Component basics

All components in ETLBox share some properties and methods. This chapter describes the details.

Components

There are several connectors available in ETLBox that allow you to connect to various data sources and destinations, including databases, flat files, web services, and C# collections. Connectors typically involve a Source (for retrieving data) and a Destination (for writing or storing data). These components are positioned at the start or end of a data flow, with optional multiple sources and destinations. In between, you can apply transformations to modify the data.

Transformations represent the transform part of the ETL pipeline, allowing data cleaning, standardization, deduplication, and other manipulations. Transformations can be categorized as non-blocking and blocking:

Non-blocking Transformations

These transformations require minimal memory, processing data as it passes through. For example, a RowTransformation only retains the current row in memory, plus a small input buffer for throughput optimization.

Blocking Transformations

Blocking transformations require more memory as they process data in batches or load all rows into memory before performing their operations. A common example is a Sort, which needs all data in memory to perform sorting before sending sorted rows downstream. Be mindful of memory consumption when handling large datasets with blocking transformations.

Input and Output Buffer

Each source component includes an output buffer, and each destination component has an input buffer, both of which cache rows for optimized data flow. Transformations also have input buffers. If a transformation component is slower than its predecessor, the input buffer holds excess data until processing can continue.

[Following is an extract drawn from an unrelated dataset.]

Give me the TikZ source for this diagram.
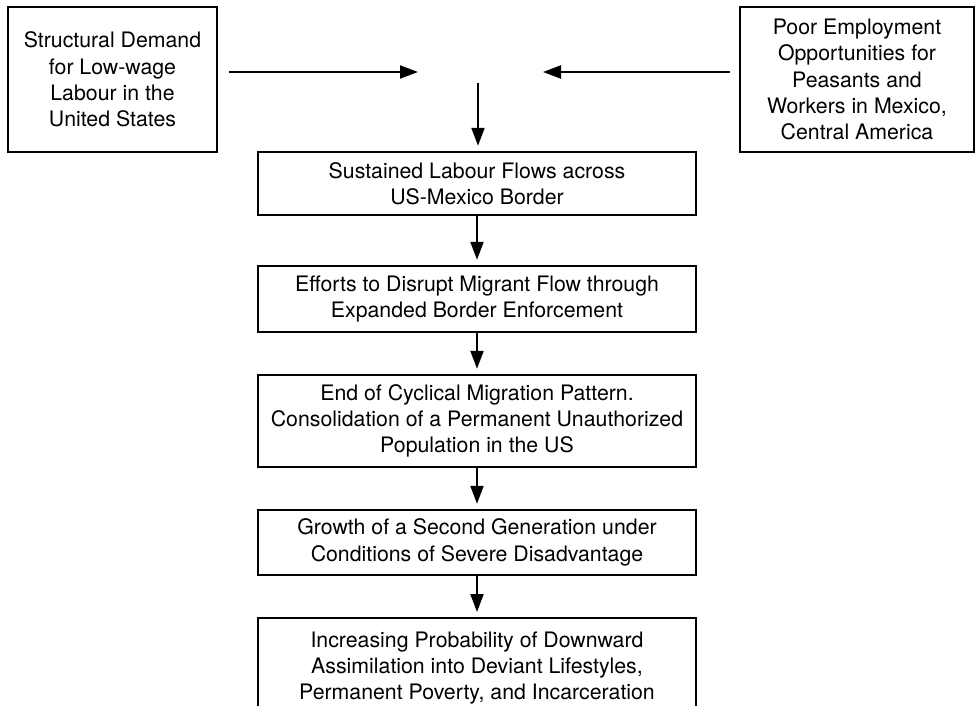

This buffering mechanism improves throughput, enabling faster data retrieval from sources while ensuring components downstream are always ready for the next row.

Restricting Buffer Size

You can limit buffer size by setting MaxBufferSize to a value greater than 0 (the default is 100,000 rows). Some components, such as Multicast, have multiple input buffers, but the MaxBufferSize setting applies to all buffers of a component.

Static Settings Class

You can configure global defaults via the Settings class:

  • MaxBufferSize: Default maximum buffer size for all components.
  • LoggingThresholdRows: Defines how often to log row processing (default is 1,000 rows).
  • DefaultDbConnection: Stores the default database connection for all components and tasks.
  • LogInstance: Allows setting a global ILogger instance for logging ETLBox output.

Shared Properties

Progress Count

Each data flow component maintains a ProgressCount, indicating the number of processed records. Components processing rows individually increment this value by one for each row, whereas batch-oriented components increment by the batch size.

Linked Components

Each component tracks its predecessors and successors in the data flow network, accessible through the Predecessors and Successors properties.

Exception Handling

In the event of a failure, the component responsible for the exception stores the error in the Exception property, making it easy to identify the fault’s origin.

Completion

The Completion property holds a task that completes when the component finishes processing all records. This task is faulted or canceled if an exception occurs or if the component is downstream from an error.

Tag

Each data flow component includes a Tag property, which can hold arbitrary user-defined data or metadata relevant to the component. This allows you to associate additional context or information with each component during execution.

You can use this property to store any type of object that might help with identification, configuration, or other metadata-related needs during the data flow’s operation.

OnProgress Action

The OnProgress property allows you to define a custom action that executes whenever a component processes a record. This is useful for monitoring and tracking progress in real-time during execution.

Whenever a record is processed, the component will invoke this action, passing the current progress count as an argument. This is particularly beneficial when you want to log progress or trigger external actions based on the number of rows processed.

public Action<int> OnProgress { get; set; }

OnInit

The OnInit property is an action that executes when a component begins processing. It is invoked when the component is initialized, providing an opportunity to define any custom logic that needs to run at the start of the component’s lifecycle.

public Action OnInitialization { get; set; }

This action is ideal for setting up any initial states or logging before the main data processing begins.

OnCompletion

The OnCompletion property enables you to define logic that runs when the component successfully finishes processing all records. You can use this to perform cleanup tasks or trigger downstream processes upon the component’s completion.

public Action OnCompletion { get; set; }

This ensures that custom actions are executed at the end of processing, whether it’s logging, freeing resources, or triggering subsequent workflows.